IMG’s Mark Steinberg, who manages number-one ranked Tiger Woods and former number-one Annika Sorenstam, might want to consider getting his Ari Gold on and shopping around the movie rights (Matt Damon, anyone?) for the story of another one of his clients, Steve Stricker (interestingly, Steinberg and Stricker are former college roommates from their days at the University of Illinois). TheSandtrap.com, one of the premier golf blogs today (their equipment reviews put Golf Digest to shame, in my opinion), recaps Stricker’s comeback from the depths of golfing oblivion (literally the cramped confines of a three-sided mobile home at the Cherokee Country Club in Madison, Wisconsin) in blogger George Promenschenkel’s “Nine Holes with Steve Stricker.”
Stricker’s story underscores just how fickle the life of a professional golfer can be, and just how easily a player, seemingly destined for greatness, can unceremoniously fall out of the public eye and off the PGA Tour. The former two-time All American (1988-89) turned pro in 1990 and finally burst onto the Tour’s stage in 1996, when he won both the Kemper and the Western Open, while collecting seven top ten finishes. Two years later he finished two strokes off the pace during a memorable duel with Vijay Singh at the PGA Championship. The next season he finished fifth at the U.S. Open at Pinehurst, and in 2001 he won the million-dollar, WGC-Accenture Match Play Championship by defeating Pierre Fulke.
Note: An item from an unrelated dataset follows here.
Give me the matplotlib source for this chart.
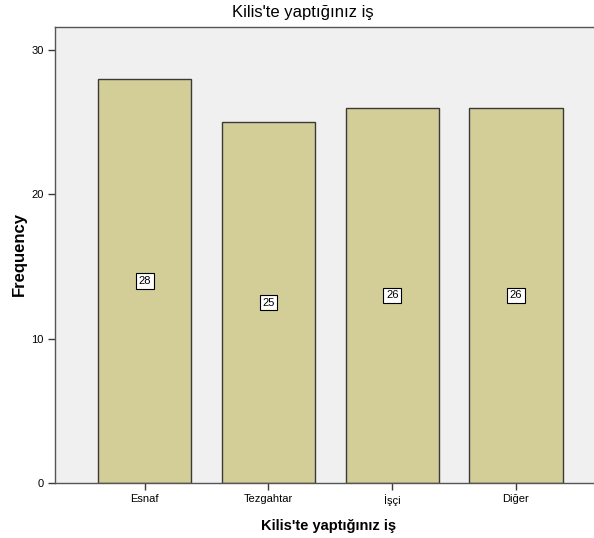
import matplotlib
matplotlib.use("Agg")
import matplotlib.pyplot as plt

categories = ["Esnaf", "Tezgahtar", "İşçi", "Diğer"]
values = [28, 25, 26, 26]
yticks = [0, 10, 20, 30]

plt.rcParams['font.family'] = ['Liberation Sans', 'DejaVu Sans']

fig = plt.figure(figsize=(5.94, 5.38), dpi=100)
ax = fig.add_axes([55/594, 55/538, 1.0 - 55/594 + 0.002, (483-27)/538])
ax.set_facecolor('#F0F0F0')

x = list(range(len(categories)))
ax.bar(x, values, width=0.753, color='#D3CE97', edgecolor='#3a3a3a', linewidth=1.0, zorder=2)
for xi, v in zip(x, values):
    ax.text(xi, v / 2, str(v), ha='center', va='center', fontsize=8,
            bbox=dict(boxstyle='square,pad=0.25', facecolor='white', edgecolor='black', linewidth=0.8),
            zorder=3)

ax.set_xlim(-0.725, 3.64)
ax.set_ylim(0, 31.6)
ax.set_xticks(x)
ax.set_xticklabels(categories, fontsize=8)
ax.set_yticks(yticks)
ax.set_yticklabels([str(t) for t in yticks], fontsize=8)
ax.tick_params(direction='out', length=5, width=1, color='#3a3a3a', pad=3)
for s in ax.spines.values():
    s.set_color('#555555')
    s.set_linewidth(1.0)

fig.text(303/594, 1 - 13/538, "Kilis'te yaptığınız iş", ha='center', va='center', fontsize=12)
fig.text(329/594, 1 - 526/538, "Kilis'te yaptığınız iş", ha='center', va='center', fontsize=10.5, fontweight='bold')
fig.text(19/594, 1 - 254/538, "Frequency", ha='center', va='center', rotation=90, fontsize=12, fontweight='bold')

fig.savefig("out.png", dpi=100)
But from that point things quickly went downhill. From 2001-05, Stricker missed 47 cuts and had just three top-ten finishes. He “hit bottom,” Promenschenkel writes, “when he failed to secure his tour card in December 2005 at Q-School.” Stricker ended 2005 at 337th in the World Golf Rankings, ten years after reaching number 12. Now perched at 4th in the world, Stricker has had two remarkable seasons back-to-back in 2006 and 2007. Largely thanks to seven top-10 finishes, Stricker was voted PGA Tour Comeback Player of the Year in ’06, and this past season he ended a long-time winless drought when he found the winner’s circle at the first-event of the Tour’s first-ever FedEx Cup “playoffs,” The Barclays. Finally, Stricker’s banner year culminated with a runner-up finish to Woods in the FedEx standings, and some seriously strong play at the President’s Cup outside of Montreal.
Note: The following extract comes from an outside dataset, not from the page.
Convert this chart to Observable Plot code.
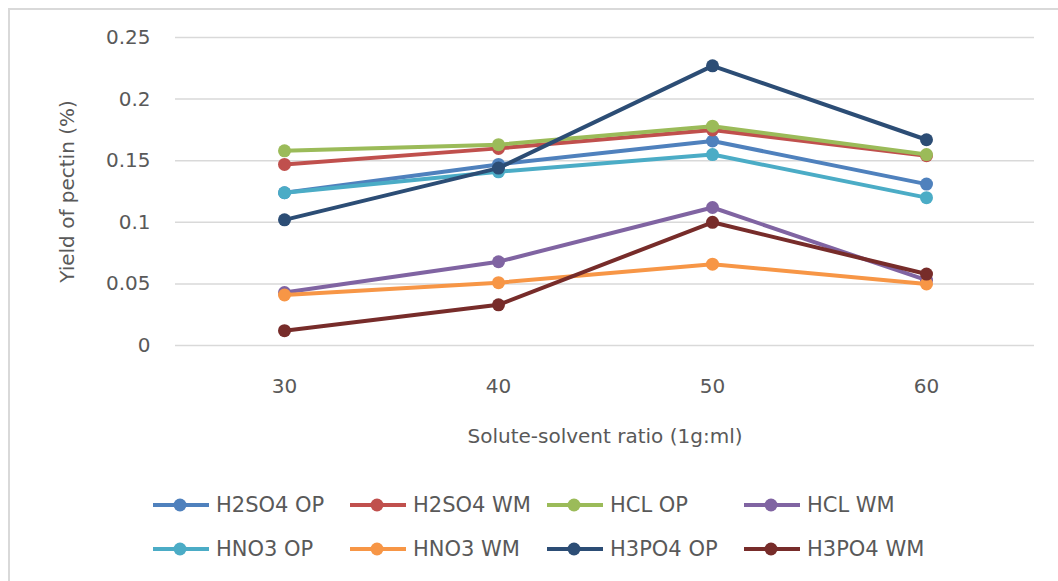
<!DOCTYPE html>
<html>
<head>
<meta charset="utf-8">
<script src="https://cdn.jsdelivr.net/npm/d3@7"></script>
<script src="https://cdn.jsdelivr.net/npm/@observablehq/plot@0.6"></script>
<style>
  body { margin: 0; background: #fff; }
  #wrap { position: relative; width: 1058px; height: 581px; overflow: hidden; font-family: "DejaVu Sans", sans-serif; color: #595959; background: #fff; }
  #frame { position: absolute; left: 8px; top: 8px; width: 1200px; height: 700px; border-top: 2px solid #d9d9d9; border-left: 2px solid #d9d9d9; }
  #chart { position: absolute; left: 0; top: 0; }
  .item { position: absolute; display: flex; align-items: center; height: 26px; font-size: 21px; white-space: nowrap; }
  .item svg { margin-right: 6px; }
</style>
</head>
<body>
<div id="wrap">
  <div id="frame"></div>
  <div id="chart"></div>
  <div id="legend"></div>
</div>
<script>
// ---- data ----
const ratios = ["30", "40", "50", "60"];
const seriesNames = ["H2SO4 OP", "H2SO4 WM", "HCL OP", "HCL WM", "HNO3 OP", "HNO3 WM", "H3PO4 OP", "H3PO4 WM"];
const seriesColors = ["#4F81BD", "#C0504D", "#9BBB59", "#8064A2", "#4BACC6", "#F79646", "#2C4D75", "#772C2A"];
const h2so4OP = [0.124, 0.147, 0.166, 0.131];
const h2so4WM = [0.147, 0.160, 0.175, 0.154];
const hclOP   = [0.158, 0.163, 0.178, 0.155];
const hclWM   = [0.043, 0.068, 0.112, 0.053];
const hno3OP  = [0.124, 0.141, 0.155, 0.120];
const hno3WM  = [0.041, 0.051, 0.066, 0.050];
const h3po4OP = [0.102, 0.144, 0.227, 0.167];
const h3po4WM = [0.012, 0.033, 0.100, 0.058];
const yTicks = [0, 0.05, 0.1, 0.15, 0.2, 0.25];
const yTickLabels = ["0", "0.05", "0.1", "0.15", "0.2", "0.25"];
const xTitle = "Solute-solvent ratio (1g:ml)";
const yTitle = "Yield of pectin (%)";

const seriesValues = [h2so4OP, h2so4WM, hclOP, hclWM, hno3OP, hno3WM, h3po4OP, h3po4WM];
const rows = seriesNames.map((name, s) =>
  ratios.map((r, i) => ({series: name, ratio: r, value: seriesValues[s][i]}))
);

const marks = [
  Plot.gridY(yTicks, {stroke: "#d9d9d9", strokeOpacity: 1, strokeWidth: 1.5}),
  Plot.axisY(yTicks, {
    tickSize: 0, tickPadding: 25, fontSize: 20,
    tickFormat: d => yTickLabels[yTicks.indexOf(d)],
    label: yTitle, labelAnchor: "center", labelOffset: 116, labelArrow: "none"
  }),
  Plot.axisX({
    tickSize: 0, tickPadding: 33, fontSize: 20,
    label: xTitle, labelAnchor: "center", labelOffset: 97, labelArrow: "none"
  })
];
rows.forEach((data, s) => {
  marks.push(Plot.line(data, {x: "ratio", y: "value", stroke: seriesColors[s], strokeWidth: 4, strokeLinejoin: "round", strokeLinecap: "round"}));
  marks.push(Plot.dot(data, {x: "ratio", y: "value", fill: seriesColors[s], r: 6.5}));
});

const chart = Plot.plot({
  width: 1058,
  height: 460,
  marginLeft: 175,
  marginRight: 24,
  marginTop: 37,
  marginBottom: 115,
  style: {fontFamily: "DejaVu Sans", color: "#595959", background: "transparent", overflow: "visible"},
  x: {type: "point", domain: ratios, padding: 0.5},
  y: {domain: [0, 0.25]},
  marks
});
document.getElementById("chart").appendChild(chart);

// ---- legend ----
const legend = document.getElementById("legend");
seriesNames.forEach((name, i) => {
  const item = document.createElement("div");
  item.className = "item";
  item.style.left = (152 + (i % 4) * 197) + "px";
  item.style.top = (505 - 13 + Math.floor(i / 4) * 44) + "px";
  const ns = "http://www.w3.org/2000/svg";
  const sw = document.createElementNS(ns, "svg");
  sw.setAttribute("width", 58);
  sw.setAttribute("height", 16);
  const ln = document.createElementNS(ns, "line");
  ln.setAttribute("x1", 1); ln.setAttribute("x2", 57);
  ln.setAttribute("y1", 8); ln.setAttribute("y2", 8);
  ln.setAttribute("stroke", seriesColors[i]); ln.setAttribute("stroke-width", 4);
  const c = document.createElementNS(ns, "circle");
  c.setAttribute("cx", 28); c.setAttribute("cy", 8); c.setAttribute("r", 6.5);
  c.setAttribute("fill", seriesColors[i]);
  sw.appendChild(ln); sw.appendChild(c);
  const t = document.createElement("span");
  t.textContent = name;
  item.appendChild(sw); item.appendChild(t);
  legend.appendChild(item);
});
</script>
</body>
</html>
Stricker has openly credited the unforeseen comeback to the countless hours he spent rebuilding his swing in a make-shift, wooden shack (without heat!) overlooking the Cherokee driving range. While the range itself was “covered with drifting snow and wind chills dropped the temperature below zero…Stricker kept working through the winter.” The work paid off. Stricker’s once languid but inconsistent swing became more compact and capable of repetition under pressure. This is a typical swing adjustment for players in their mid-to-late thirties (see Davis Love III), but the almost-instant success that it has brought Stricker is unusual, and moreover nothing short of magical (undoubtedly, Stricker’s improved putting—he ranked 6th in 2007—is also a principal cause of the turnaround).
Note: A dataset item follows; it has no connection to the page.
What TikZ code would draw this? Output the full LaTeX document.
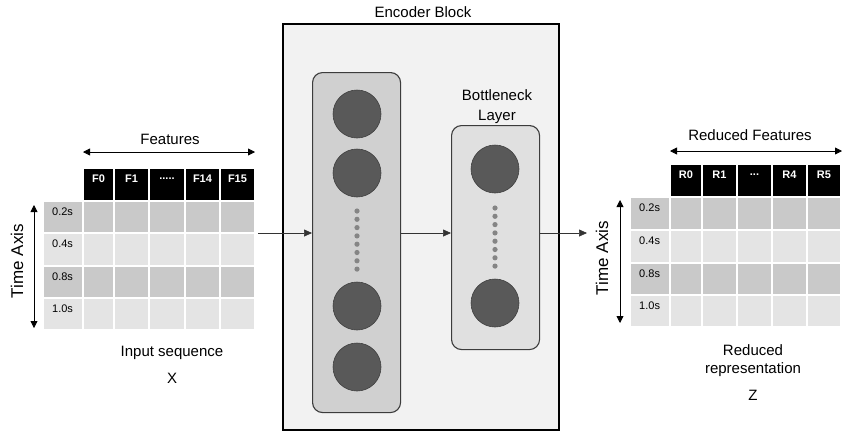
\documentclass[tikz,border=0pt]{standalone}
\usepackage{fontspec}
\setmainfont{Liberation Sans}
\usetikzlibrary{arrows.meta,calc}
\definecolor{rowdark}{HTML}{C9C9C9}
\definecolor{rowlight}{HTML}{E4E4E4}
\definecolor{encfill}{HTML}{F2F2F2}
\definecolor{layerA}{HTML}{D0D0D0}
\definecolor{layerB}{HTML}{E0E0E0}
\definecolor{layerline}{HTML}{3C3C3C}
\definecolor{neuron}{HTML}{595959}
\definecolor{dotgray}{HTML}{858585}
\newcommand\myfivedots{.....}
\newcommand\mythreedots{...}
\begin{document}
\begin{tikzpicture}[x=1pt,y=-1pt,
  lbl/.style={font=\fontsize{15}{18}\selectfont, inner sep=0pt, align=center},
  axislbl/.style={font=\fontsize{17}{20}\selectfont, inner sep=0pt, rotate=90},
  cellbase/.style={anchor=north west, draw=white, line width=1.4pt, inner sep=0pt, outer sep=0pt},
  hcell/.style={cellbase, fill=black},
  dcell/.style={cellbase},
  htext/.style={font=\fontsize{11}{13}\selectfont\bfseries, text=white, inner sep=0pt},
  rtext/.style={font=\fontsize{11}{13}\selectfont, inner sep=0pt, anchor=west},
  dblarrow/.style={{Triangle[length=7pt,width=7pt]}-{Triangle[length=7pt,width=7pt]}, line width=0.8pt},
  flow/.style={-{Triangle[length=8pt,width=7pt]}, line width=0.6pt, draw=black!80},
  layerbox/.style={draw=layerline, line width=1.1pt, rounded corners=10pt},
  neu/.style={circle, fill=neuron, draw=black!75, line width=0.6pt, minimum size=48pt, inner sep=0pt},
  dotn/.style={circle, fill=dotgray, minimum size=5.2pt, inner sep=0pt}
]
\useasboundingbox (0,0) rectangle (842,432);

% ================= Left table =================
\foreach \xa/\xb/\t [count=\i] in {83/114/F0,114/149/F1,149/185/\myfivedots,185/220/F14,220/255/F15}{
  \node[hcell, minimum width={\xb-\xa}, minimum height=33] (lh\i) at (\xa,168) {};
  \node[htext] at ($(\xa,179)!0.5!(\xb,179)$) {\t};
}
\foreach \ya/\yb/\t/\c [count=\j] in {201/233/0.2s/rowdark,233/266/0.4s/rowlight,266/298/0.8s/rowdark,298/330/1.0s/rowlight}{
  \node[dcell, fill=\c, minimum width=40, minimum height={\yb-\ya}] (ll\j) at (43,\ya) {};
  \node[rtext] at (52,\ya+11) {\t};
  \foreach \xa/\xb [count=\i] in {83/114,114/149,149/185,185/220,220/255}{
    \node[dcell, fill=\c, minimum width={\xb-\xa}, minimum height={\yb-\ya}] (lc\j\i) at (\xa,\ya) {};
  }
}
\coordinate (lfa) at (83,152);
\coordinate (lfb) at (255,152);
\draw[dblarrow] (lfa) -- (lfb);
\node[lbl] (lfeat) at (170,139) {Features};
\coordinate (lta) at (34,205);
\coordinate (ltb) at (34,328);
\draw[dblarrow] (lta) -- (ltb);
\node[axislbl] (ltime) at (17,261) {Time Axis};
\node[lbl] (inseq) at (172,353) {Input sequence};
\node[lbl] (inx) at (172,378) {X};

% ================= Encoder block =================
\path[fill=encfill, draw=black, line width=2pt] (283,24) rectangle (559,430);
\node[lbl] (enc) at (423,12) {Encoder Block};
\node[layerbox, fill=layerA, anchor=north west, minimum width=88, minimum height=340, inner sep=0pt] (layer1) at (312,72) {};
\foreach \y [count=\k] in {114,173,306,367}{
  \node[neu] (n1\k) at (357,\y) {};
}
\foreach \k in {0,...,7}{
  \node[dotn] at (357,211+\k*8.3) {};
}
\node[layerbox, fill=layerB, anchor=north west, minimum width=88, minimum height=224, inner sep=0pt] (layer2) at (451,125) {};
\foreach \y [count=\k] in {169,303}{
  \node[neu] (n2\k) at (495,\y) {};
}
\foreach \k in {0,...,7}{
  \node[dotn] at (495,208+\k*8.3) {};
}
\node[lbl, font=\fontsize{15}{20}\selectfont] (bneck) at (497,107) {Bottleneck\\Layer};

% ================= Right table =================
\foreach \xa/\xb/\t [count=\i] in {670/702/R0,702/737/R1,737/772/\mythreedots,772/807/R4,807/841/R5}{
  \node[hcell, minimum width={\xb-\xa}, minimum height=33] (rh\i) at (\xa,164) {};
  \node[htext] at ($(\xa,175)!0.5!(\xb,175)$) {\t};
}
\foreach \ya/\yb/\t/\c [count=\j] in {197/230/0.2s/rowdark,230/263/0.4s/rowlight,263/295/0.8s/rowdark,295/327/1.0s/rowlight}{
  \node[dcell, fill=\c, minimum width=40, minimum height={\yb-\ya}] (rl\j) at (630,\ya) {};
  \node[rtext] at (639,\ya+11) {\t};
  \foreach \xa/\xb [count=\i] in {670/702,702/737,737/772,772/807,807/841}{
    \node[dcell, fill=\c, minimum width={\xb-\xa}, minimum height={\yb-\ya}] (rc\j\i) at (\xa,\ya) {};
  }
}
\coordinate (rfa) at (670,151);
\coordinate (rfb) at (842,151);
\draw[dblarrow] (rfa) -- (rfb);
\node[lbl] (rfeat) at (750,135) {Reduced Features};
\coordinate (rta) at (620,200);
\coordinate (rtb) at (620,323);
\draw[dblarrow] (rta) -- (rtb);
\node[axislbl] (rtime) at (602,258) {Time Axis};
\node[lbl, font=\fontsize{15}{18}\selectfont] (redrep) at (753,361) {Reduced\\representation};
\node[lbl] (outz) at (753,395) {Z};

% ================= Flow arrows =================
\coordinate (inA) at (258,233);
\coordinate (outB) at (587,233);
\draw[flow] (inA) -- (inA -| layer1.west);
\draw[flow] (layer1.east |- inA) -- (layer2.west |- inA);
\draw[flow] (layer2.east |- inA) -- (outB);
\end{tikzpicture}
\end{document}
The lesson here for Tour players, and player managers alike, is one of patience. As I wrote last week, much of professional golf (as well as any sport) is mental. The one thing a golfer cannot afford to do—ever—is to stop believing in himself. The second he does, he might as well quit. But instead of throwing in the towel, so to speak, Stricker decided to throw his soul into remaking his game. And Steinberg was there for his former roommate through thick and thin.
Who knows, maybe he even brought his client a cup of hot cocoa one of those days out there on the range? That would surely make for a good scene.